§ **Instructions for the task**:
Can you write out every line from the start of the records below through the line containing "blue_gain = [6.8493, 6.855, 6.8564, 6.8911]", leaving out any pictures?

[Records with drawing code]
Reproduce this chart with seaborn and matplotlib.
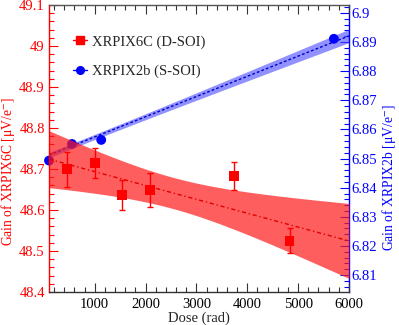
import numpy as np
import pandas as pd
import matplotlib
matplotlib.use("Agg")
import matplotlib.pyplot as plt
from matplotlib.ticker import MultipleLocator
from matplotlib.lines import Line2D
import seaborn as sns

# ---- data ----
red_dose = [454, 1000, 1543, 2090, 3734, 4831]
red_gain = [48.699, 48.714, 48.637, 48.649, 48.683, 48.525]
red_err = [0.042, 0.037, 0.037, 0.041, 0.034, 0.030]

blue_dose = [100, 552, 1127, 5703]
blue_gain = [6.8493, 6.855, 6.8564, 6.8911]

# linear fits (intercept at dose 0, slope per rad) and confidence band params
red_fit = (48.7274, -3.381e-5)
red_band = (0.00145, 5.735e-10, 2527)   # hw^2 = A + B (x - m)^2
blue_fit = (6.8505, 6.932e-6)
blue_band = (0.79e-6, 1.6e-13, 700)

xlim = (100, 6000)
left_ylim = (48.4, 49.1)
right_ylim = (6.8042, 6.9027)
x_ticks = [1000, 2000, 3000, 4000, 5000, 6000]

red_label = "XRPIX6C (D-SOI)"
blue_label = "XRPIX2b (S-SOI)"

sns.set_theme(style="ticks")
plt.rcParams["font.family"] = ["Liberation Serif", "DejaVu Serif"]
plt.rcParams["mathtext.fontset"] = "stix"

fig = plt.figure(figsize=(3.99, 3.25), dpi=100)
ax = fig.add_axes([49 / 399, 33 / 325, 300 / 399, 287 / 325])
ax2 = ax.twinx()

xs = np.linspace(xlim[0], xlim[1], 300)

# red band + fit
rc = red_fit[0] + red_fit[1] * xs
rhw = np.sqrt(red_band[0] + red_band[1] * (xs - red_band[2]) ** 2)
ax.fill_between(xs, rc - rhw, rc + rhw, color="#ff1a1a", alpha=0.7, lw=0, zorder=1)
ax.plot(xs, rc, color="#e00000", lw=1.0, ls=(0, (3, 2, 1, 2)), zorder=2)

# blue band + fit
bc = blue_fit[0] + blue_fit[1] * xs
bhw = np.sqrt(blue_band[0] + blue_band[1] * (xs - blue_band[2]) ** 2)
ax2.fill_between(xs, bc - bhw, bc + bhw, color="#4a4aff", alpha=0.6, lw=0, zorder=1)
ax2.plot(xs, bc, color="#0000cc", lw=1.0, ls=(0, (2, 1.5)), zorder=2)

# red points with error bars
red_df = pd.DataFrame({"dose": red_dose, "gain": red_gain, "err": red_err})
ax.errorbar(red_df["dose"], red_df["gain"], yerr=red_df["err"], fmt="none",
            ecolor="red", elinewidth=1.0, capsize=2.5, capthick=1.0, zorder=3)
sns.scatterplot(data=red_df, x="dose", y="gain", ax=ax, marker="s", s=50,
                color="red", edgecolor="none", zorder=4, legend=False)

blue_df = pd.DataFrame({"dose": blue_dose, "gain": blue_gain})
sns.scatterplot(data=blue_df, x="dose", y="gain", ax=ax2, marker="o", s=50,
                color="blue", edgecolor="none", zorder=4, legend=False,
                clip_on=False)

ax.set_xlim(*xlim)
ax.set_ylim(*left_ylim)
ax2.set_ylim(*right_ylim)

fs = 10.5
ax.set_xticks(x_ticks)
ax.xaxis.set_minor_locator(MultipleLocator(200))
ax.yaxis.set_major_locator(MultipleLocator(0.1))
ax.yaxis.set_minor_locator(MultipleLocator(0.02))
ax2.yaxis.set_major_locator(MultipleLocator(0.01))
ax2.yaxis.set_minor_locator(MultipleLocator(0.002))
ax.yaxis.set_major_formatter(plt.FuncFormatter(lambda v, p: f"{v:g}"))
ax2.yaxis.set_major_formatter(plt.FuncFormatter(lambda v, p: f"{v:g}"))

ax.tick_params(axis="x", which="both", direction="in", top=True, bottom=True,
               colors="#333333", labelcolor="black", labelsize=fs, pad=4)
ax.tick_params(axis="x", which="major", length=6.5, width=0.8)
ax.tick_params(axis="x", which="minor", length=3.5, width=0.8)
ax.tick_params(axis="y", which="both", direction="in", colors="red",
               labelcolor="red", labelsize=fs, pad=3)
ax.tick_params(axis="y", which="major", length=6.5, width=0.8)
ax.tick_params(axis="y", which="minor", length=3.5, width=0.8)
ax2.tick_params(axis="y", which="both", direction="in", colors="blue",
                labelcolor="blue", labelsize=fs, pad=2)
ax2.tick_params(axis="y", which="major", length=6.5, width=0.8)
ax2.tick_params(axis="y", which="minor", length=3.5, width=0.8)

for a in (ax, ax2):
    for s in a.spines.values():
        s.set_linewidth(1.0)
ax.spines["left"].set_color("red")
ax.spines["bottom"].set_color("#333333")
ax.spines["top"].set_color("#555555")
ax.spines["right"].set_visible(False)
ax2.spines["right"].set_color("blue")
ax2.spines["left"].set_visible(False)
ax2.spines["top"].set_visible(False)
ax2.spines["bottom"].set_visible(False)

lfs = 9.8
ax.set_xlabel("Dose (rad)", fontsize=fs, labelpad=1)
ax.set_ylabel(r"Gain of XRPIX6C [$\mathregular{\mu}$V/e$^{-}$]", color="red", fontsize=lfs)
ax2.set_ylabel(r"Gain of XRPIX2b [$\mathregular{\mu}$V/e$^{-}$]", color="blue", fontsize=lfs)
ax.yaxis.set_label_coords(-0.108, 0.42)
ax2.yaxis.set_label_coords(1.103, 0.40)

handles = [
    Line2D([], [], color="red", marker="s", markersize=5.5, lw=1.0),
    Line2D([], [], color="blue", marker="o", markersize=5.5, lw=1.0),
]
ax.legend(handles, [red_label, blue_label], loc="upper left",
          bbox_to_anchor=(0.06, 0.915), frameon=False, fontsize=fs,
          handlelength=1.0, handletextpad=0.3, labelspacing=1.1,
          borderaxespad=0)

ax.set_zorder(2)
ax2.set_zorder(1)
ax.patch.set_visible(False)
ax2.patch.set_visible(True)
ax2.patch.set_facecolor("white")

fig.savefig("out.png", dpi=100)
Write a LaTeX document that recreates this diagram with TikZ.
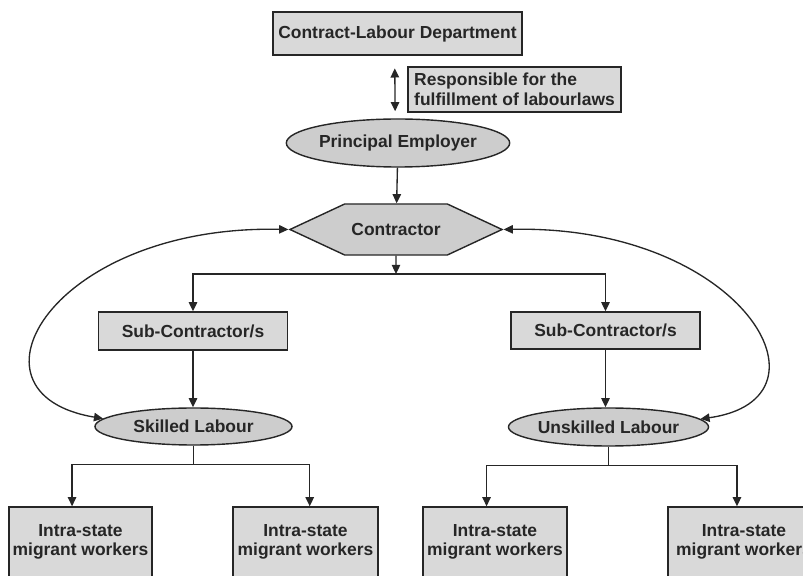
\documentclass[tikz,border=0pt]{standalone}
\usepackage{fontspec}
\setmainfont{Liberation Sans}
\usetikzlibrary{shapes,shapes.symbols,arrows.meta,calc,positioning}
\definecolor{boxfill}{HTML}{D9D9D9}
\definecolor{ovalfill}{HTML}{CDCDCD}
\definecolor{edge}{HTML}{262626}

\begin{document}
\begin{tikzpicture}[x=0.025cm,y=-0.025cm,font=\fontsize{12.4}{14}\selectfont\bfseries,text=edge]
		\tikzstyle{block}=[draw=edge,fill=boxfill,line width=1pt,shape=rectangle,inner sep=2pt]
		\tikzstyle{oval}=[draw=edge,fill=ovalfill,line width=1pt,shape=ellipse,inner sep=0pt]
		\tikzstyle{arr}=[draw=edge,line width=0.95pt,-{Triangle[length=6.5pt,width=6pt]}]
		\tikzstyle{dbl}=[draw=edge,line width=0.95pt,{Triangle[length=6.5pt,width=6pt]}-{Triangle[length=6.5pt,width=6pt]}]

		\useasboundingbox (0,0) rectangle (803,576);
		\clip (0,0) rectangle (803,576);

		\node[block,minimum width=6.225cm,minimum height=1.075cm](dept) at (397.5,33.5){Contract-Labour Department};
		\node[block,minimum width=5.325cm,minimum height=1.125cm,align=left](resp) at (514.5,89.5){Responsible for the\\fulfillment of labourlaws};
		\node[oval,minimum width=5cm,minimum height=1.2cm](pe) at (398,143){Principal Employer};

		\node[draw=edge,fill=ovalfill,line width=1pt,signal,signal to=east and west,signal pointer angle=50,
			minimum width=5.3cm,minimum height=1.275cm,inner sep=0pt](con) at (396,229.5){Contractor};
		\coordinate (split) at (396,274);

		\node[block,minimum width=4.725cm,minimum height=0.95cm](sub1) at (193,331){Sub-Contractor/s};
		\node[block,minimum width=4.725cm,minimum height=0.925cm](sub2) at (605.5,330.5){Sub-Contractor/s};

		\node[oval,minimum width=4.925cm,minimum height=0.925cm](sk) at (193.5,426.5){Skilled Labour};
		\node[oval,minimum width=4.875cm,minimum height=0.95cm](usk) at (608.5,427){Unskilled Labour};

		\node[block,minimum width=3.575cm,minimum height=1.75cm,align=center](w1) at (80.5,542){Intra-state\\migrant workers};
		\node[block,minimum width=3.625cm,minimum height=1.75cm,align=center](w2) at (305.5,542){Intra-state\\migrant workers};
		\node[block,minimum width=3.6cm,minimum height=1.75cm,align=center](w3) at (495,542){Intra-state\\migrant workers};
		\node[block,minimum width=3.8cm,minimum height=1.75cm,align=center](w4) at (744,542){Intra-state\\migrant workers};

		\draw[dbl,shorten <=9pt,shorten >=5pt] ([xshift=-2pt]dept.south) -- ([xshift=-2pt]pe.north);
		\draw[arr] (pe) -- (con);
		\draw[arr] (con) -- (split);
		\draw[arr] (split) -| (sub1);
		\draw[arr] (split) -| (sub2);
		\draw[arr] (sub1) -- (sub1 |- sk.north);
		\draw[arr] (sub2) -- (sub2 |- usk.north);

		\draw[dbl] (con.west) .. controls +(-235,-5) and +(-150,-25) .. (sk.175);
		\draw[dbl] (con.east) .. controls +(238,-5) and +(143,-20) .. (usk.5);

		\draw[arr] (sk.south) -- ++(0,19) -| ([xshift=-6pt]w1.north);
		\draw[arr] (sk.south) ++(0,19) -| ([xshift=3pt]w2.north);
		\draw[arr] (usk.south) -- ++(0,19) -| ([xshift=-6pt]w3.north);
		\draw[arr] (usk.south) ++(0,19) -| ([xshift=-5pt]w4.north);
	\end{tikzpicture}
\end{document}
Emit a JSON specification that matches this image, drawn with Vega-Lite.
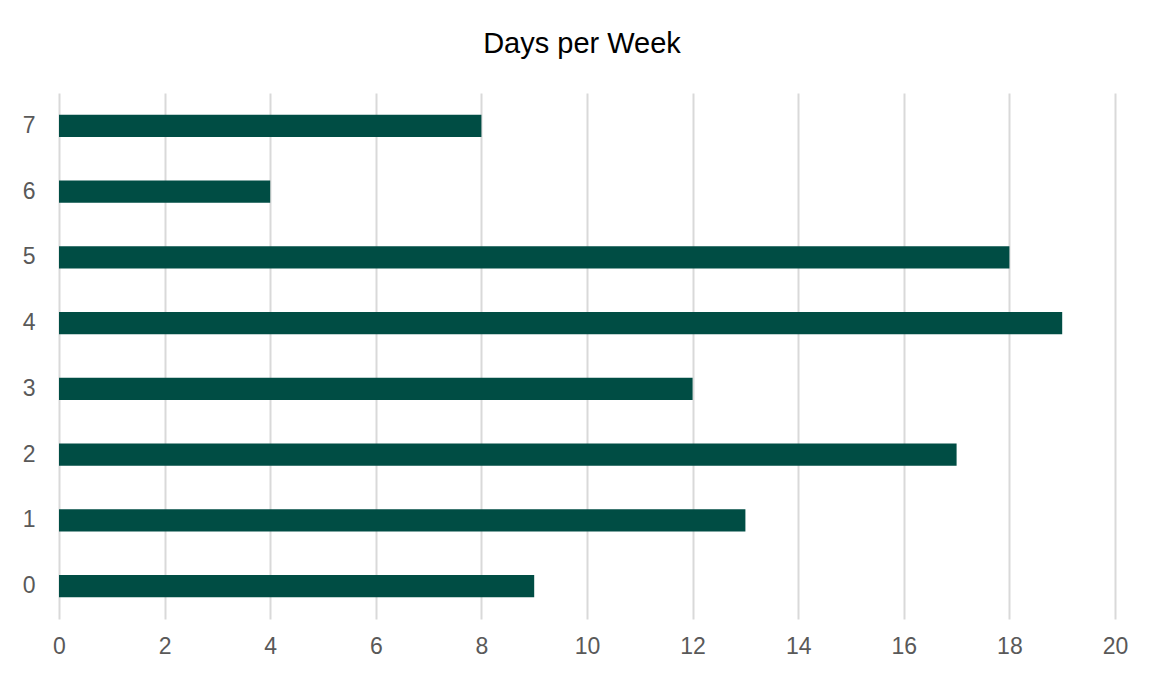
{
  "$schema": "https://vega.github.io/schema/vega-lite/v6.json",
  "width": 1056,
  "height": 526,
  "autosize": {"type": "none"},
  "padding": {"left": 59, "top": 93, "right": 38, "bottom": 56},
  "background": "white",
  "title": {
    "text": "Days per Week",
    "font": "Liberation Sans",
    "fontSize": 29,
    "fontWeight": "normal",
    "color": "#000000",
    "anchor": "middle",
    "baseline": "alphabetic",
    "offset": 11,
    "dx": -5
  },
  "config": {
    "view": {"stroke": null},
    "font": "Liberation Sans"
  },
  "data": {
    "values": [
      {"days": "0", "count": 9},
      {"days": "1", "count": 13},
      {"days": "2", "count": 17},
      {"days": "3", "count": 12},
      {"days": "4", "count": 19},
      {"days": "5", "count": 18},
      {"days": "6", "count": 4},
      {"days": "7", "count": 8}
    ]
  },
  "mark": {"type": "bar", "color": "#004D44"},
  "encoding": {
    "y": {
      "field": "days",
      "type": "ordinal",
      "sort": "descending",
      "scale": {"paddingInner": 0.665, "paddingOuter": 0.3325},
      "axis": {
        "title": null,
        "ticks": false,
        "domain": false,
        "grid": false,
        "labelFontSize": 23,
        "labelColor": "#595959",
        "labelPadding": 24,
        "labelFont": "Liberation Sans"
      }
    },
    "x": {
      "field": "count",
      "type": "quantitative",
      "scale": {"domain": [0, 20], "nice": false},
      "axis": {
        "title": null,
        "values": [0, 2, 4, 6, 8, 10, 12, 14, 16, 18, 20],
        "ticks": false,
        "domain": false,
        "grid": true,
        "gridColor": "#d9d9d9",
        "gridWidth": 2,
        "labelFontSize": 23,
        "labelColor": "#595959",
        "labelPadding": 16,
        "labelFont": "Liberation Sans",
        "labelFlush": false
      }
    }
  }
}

§ **Exercise output**:
Reproduce this chart with seaborn and matplotlib.
import numpy as np
import pandas as pd
import matplotlib
matplotlib.use("Agg")
import matplotlib.pyplot as plt
from matplotlib.ticker import MultipleLocator
from matplotlib.lines import Line2D
import seaborn as sns

# ---- data ----
red_dose = [454, 1000, 1543, 2090, 3734, 4831]
red_gain = [48.699, 48.714, 48.637, 48.649, 48.683, 48.525]
red_err = [0.042, 0.037, 0.037, 0.041, 0.034, 0.030]

blue_dose = [100, 552, 1127, 5703]
blue_gain = [6.8493, 6.855, 6.8564, 6.8911]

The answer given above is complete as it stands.